Relationships are everything

Variable interest rates caused trouble for a number of farmers back in the 1980s, Kirby recalls. Focusing on fixed rates, Kirby appreciates the programs offered by FCS Financial.

Chad McCollough, loan officer, with Dylan & Cole Rosiers

The Rosiers have come to especially appreciate FCS Financial because the cooperative understands their business. “Relationship is everything to us,” Kirby says.

Through the young, beginning farmer loan program, FCS Financial has also played a key role in helping both Dylan and Cole acquire land and get their start in farming.

Dylan graduated from Northwest Missouri State University (NWMSU) in Maryville with a degree in agricultural business before coming back to farm with his dad. Cole’s degree, also from NWMSU, is in geographical information systems. He has a minor in ag business.

“The beginning farmer program really helped me buy my first 40 acres,” Cole says. “From then on, that has sparked into another 40 acres, and it’s really just a good, helpful program.”

Cole points out how difficult it is for young farmers like himself to acquire the necessary capital to get a foot in the door of farming.

As young producers, Dylan and Cole realize the land they are buying now is an investment in the future.

“If you’re really going to buy land, you’re buying for the future,” Dylan says. “You’re not banking on making a bunch of profit right now for sure. It’s more of an investment than a cash flow opportunity.”

combine screen

Cole adds, “I think it’s awesome FCS Financial offers (the young, beginning farmer program) because the demographics of farmers, we’re all getting older. And, a lot of the older generation are still holding on to a lot of the assets.” 

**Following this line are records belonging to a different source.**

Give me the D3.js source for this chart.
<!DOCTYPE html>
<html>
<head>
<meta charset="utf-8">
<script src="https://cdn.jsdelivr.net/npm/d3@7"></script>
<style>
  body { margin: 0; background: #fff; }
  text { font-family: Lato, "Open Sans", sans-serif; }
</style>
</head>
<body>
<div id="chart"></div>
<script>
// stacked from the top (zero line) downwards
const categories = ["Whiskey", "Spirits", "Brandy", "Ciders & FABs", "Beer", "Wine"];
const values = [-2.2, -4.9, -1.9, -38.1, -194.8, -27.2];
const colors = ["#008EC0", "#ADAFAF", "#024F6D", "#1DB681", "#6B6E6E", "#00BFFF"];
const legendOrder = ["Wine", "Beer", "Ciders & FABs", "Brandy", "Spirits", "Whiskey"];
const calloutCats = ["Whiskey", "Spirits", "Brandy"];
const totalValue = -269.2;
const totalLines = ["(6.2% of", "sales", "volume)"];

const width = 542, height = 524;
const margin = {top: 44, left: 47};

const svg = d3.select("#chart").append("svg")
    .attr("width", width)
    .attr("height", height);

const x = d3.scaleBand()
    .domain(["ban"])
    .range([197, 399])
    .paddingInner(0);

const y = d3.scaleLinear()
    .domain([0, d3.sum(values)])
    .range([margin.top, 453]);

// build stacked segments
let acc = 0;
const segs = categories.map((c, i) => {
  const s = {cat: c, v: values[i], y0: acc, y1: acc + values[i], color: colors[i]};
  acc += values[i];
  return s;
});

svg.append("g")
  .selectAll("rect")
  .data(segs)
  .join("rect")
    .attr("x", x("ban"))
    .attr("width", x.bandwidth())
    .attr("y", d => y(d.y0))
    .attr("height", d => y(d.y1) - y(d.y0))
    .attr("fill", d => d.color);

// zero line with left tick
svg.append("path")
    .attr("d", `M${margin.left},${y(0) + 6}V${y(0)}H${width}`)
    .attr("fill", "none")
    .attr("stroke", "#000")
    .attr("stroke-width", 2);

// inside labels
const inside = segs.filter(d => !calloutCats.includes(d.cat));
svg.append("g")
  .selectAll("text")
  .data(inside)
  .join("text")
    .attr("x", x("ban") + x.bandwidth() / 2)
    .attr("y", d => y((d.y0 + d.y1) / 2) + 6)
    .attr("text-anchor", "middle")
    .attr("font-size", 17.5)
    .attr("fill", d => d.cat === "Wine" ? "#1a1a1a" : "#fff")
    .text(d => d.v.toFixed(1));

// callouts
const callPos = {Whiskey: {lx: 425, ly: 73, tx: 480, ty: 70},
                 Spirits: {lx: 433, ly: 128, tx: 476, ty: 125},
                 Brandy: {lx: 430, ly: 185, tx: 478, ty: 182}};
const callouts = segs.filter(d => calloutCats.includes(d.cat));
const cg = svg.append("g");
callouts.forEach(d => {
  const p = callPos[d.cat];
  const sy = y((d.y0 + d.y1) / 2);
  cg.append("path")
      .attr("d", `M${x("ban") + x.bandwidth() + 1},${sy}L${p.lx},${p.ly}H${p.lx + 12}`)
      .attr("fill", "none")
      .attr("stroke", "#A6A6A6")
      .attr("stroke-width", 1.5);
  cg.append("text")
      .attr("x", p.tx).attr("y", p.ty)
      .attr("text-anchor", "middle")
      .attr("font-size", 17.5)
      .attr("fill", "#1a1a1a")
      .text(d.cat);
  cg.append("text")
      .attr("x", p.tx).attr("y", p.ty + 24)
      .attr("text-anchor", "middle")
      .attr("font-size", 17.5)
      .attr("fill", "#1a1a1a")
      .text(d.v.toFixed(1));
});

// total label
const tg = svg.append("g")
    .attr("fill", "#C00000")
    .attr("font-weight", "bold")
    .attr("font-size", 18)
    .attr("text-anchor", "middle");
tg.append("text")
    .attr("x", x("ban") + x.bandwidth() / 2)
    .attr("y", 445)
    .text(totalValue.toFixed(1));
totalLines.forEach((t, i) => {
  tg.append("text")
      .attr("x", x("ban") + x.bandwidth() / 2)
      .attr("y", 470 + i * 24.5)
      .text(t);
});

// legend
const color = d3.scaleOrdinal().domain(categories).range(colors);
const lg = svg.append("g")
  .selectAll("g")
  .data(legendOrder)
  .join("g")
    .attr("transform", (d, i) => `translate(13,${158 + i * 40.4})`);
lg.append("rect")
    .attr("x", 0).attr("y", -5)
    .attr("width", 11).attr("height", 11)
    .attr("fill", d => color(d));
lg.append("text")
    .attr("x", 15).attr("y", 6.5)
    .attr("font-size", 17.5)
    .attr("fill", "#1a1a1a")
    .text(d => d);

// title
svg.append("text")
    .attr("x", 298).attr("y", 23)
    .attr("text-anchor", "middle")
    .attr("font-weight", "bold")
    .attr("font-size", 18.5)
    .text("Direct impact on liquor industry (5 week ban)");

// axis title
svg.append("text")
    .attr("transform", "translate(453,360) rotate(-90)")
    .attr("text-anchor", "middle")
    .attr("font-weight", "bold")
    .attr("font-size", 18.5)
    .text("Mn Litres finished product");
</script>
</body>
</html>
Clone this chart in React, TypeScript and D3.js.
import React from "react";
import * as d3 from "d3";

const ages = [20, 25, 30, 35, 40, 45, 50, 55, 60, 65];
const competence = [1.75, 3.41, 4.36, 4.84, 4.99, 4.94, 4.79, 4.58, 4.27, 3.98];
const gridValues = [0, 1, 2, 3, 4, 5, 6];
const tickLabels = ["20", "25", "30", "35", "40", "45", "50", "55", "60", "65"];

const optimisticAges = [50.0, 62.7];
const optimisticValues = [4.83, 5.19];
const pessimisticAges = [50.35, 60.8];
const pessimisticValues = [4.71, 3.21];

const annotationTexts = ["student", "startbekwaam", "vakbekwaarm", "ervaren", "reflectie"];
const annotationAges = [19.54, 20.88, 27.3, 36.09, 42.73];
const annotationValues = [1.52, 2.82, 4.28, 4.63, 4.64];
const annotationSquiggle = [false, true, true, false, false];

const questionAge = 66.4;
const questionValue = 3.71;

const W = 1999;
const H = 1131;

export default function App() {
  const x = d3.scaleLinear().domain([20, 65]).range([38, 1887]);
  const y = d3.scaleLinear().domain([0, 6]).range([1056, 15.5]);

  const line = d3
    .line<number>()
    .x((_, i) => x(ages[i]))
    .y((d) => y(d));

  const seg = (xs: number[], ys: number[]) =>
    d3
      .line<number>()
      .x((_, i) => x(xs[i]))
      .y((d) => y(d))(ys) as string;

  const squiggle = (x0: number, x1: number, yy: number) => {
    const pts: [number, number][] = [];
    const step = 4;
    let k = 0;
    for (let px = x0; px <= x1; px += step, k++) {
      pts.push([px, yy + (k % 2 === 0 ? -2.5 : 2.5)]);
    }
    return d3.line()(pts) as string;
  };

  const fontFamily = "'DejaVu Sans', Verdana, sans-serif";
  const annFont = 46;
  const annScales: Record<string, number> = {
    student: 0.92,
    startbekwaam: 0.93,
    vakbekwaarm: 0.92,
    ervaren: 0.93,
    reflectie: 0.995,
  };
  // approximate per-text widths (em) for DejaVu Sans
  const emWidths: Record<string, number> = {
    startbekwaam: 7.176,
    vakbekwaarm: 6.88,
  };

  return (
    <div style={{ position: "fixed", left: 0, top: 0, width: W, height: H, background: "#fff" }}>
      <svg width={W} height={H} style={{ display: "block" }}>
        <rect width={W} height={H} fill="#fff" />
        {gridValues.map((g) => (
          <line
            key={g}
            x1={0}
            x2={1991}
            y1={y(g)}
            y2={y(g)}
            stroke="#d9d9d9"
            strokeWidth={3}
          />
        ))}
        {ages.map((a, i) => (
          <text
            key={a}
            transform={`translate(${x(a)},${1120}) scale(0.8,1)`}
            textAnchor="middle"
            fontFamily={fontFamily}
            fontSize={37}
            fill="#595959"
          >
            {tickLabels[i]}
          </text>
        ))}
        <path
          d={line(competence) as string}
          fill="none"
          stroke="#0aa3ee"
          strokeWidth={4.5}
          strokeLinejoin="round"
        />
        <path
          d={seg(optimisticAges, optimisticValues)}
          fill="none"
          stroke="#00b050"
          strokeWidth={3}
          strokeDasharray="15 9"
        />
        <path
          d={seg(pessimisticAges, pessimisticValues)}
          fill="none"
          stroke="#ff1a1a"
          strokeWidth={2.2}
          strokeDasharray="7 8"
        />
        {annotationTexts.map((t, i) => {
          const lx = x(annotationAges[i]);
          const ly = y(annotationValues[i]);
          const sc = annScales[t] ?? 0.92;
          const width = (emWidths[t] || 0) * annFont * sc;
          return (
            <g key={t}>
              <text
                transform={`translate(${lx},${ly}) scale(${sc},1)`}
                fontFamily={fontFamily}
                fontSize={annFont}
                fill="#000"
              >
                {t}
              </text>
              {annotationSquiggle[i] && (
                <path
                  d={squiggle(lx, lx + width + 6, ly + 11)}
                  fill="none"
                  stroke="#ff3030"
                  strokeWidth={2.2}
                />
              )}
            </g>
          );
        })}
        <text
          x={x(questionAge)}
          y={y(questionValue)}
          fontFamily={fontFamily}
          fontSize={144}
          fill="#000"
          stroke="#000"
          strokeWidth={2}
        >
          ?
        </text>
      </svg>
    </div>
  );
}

The Rosiers work with FCS Financial’s Chad McCollough for their farm lending needs. “Their communication is good and they know breakeven and costs of production,” he says.

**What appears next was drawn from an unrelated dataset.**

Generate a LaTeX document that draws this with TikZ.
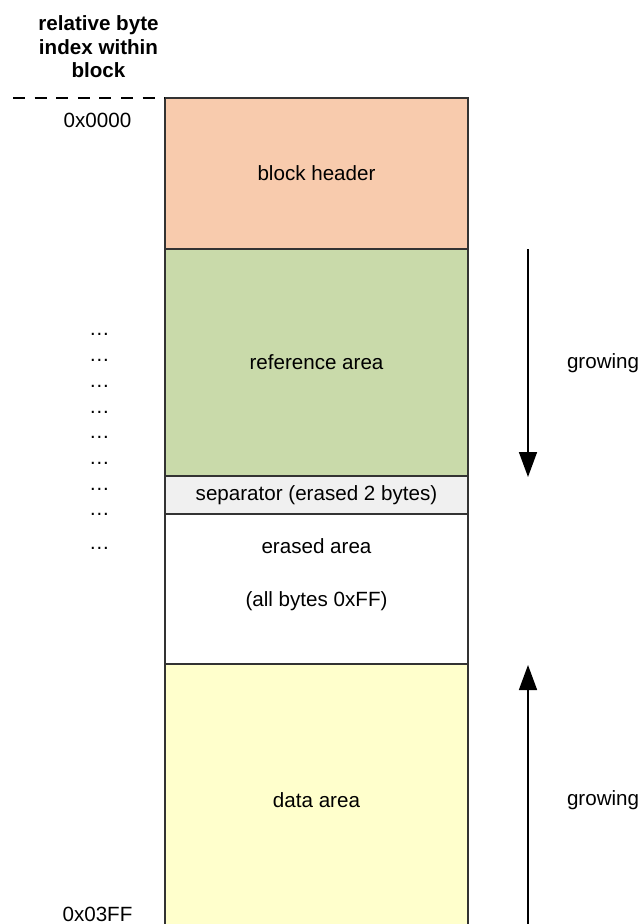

Maintaining sound financial practices is a management strategy Dylan and Cole learned from an early age. “We’ve had that drilled in our heads since we were in high school,” Dylan says. “Dad threw a checkbook down and said, ‘You’re going to learn how to do this and keep your checkbook balanced.’”

Marketing around the globe

Just like their Pioneer Seed dealership helps diversify the Rosier operation, so does growing different varieties of corn.

“The market is headline driven,” Dylan explains. “One thing can happen in China and it completely affects everything we do here. We just take the risk off the table.”

Kirby RosierBecause the Rosiers know their breakeven points, they are able to lock in profits through forward contracting and basis contracts.

Diversifying their crop base is key in that. In addition to soybeans and yellow corn, the Rosiers have added white corn to their portfolio—most of which is shipped straight to Mexico.

“We can only deliver it as trains are available,” Dylan explains. “So, when we haul it, it is legitimately going straight on a train and then delivered south to Mexico.”

Investing in on-farm storage has helped the Rosiers plan their marketing strategy for white corn. “That’s given us the flexibility to market the way we want to market, especially with the white corn,” Dylan says. “We can’t grow white corn without storage. We don’t have to take a hit during harvest, and we can manage our basis.”

Unlike yellow corn, the white variety is more finicky, the Rosiers say.

“It’s not as hardy,” Dylan notes. “You just have to watch it and scout it all better. It takes a few more inputs here and there.”

Investing in the future

Working with family day in and day out often requires a special dynamic. But, good, honest conversation brings true success to the Rosier operation.

“You’re working with your dad and your brother, I mean, sure you’re going to fight some days. It’s going to happen,” Dylan admits.

But, true uniqueness fills the Rosier operation. “I think what we’re good at, when the work is over, we don’t talk about work, I mean it’s over with,” he says. “We’re good at separating that in my opinion.”

Rosiers farm

And if a problem does exist, the trio works through it. “We’re pretty good at communicating if we’ve got a problem, we’re upfront about it,” Dylan adds. “We take care of it and move on.”

No set agenda, but weekly meetings help the Rosiers stay on task.  Kirby, Dylan and Cole use the time to structure workflow between both themselves and their employees.

“You’ve got to be on top of your game,” Dylan says. “$5, $7 corn covers up a whole lot of mistakes. In this environment, you can’t do that. One mistake and you lose a year doing that.”

Gathered alongside a combine in the middle of a cornfield, it’s easy to see the passion Kirby Rosier has not only for the land, but also for his family. It’s a kindred spirit the northwest Missouri farmer nearly took for granted. It’s one that brings a sentimental gleam to his eyes as he beams with shear pride.

Bringing the next generation into the family farm business wasn’t always top of mind for Kirby. He was more focused on the daily grind until a health scare a few years ago opened his eyes and mind to a new way of thinking.

Communication is where it all begins, and Kirby has taken a proactive approach to establishing a transition plan for the farm business. At only 53 years old, he and Kim have already started the transition process.

“My best advice is to be open with your kids and tell them what’s going on,” Kirby says. “It’s a constant every year with updating and getting with your lawyer and accountant. It’s not an easy job, and I don’t like doing it. But, it’s critical.”

And, Kirby is adamant about getting his sons involved as much in the day-to-day decision-making as he is the labor of the operation.

Agriculture is a business filled with challenges, often different than the ones seen yesterday. Yet, the Rosiers continue investing in the land, knowing its real bounty comes not by way of filled bins at the close of harvest but by way of tradition cultivated generations before.

“The dirt is our retirement plan,” he says.

And as the patriarch in the operation, Kirby realizes the value of investing in the future.

“I don’t make decisions on my own,” he says. “I make sure that they have input, because it’s going to be their show here one of these days.”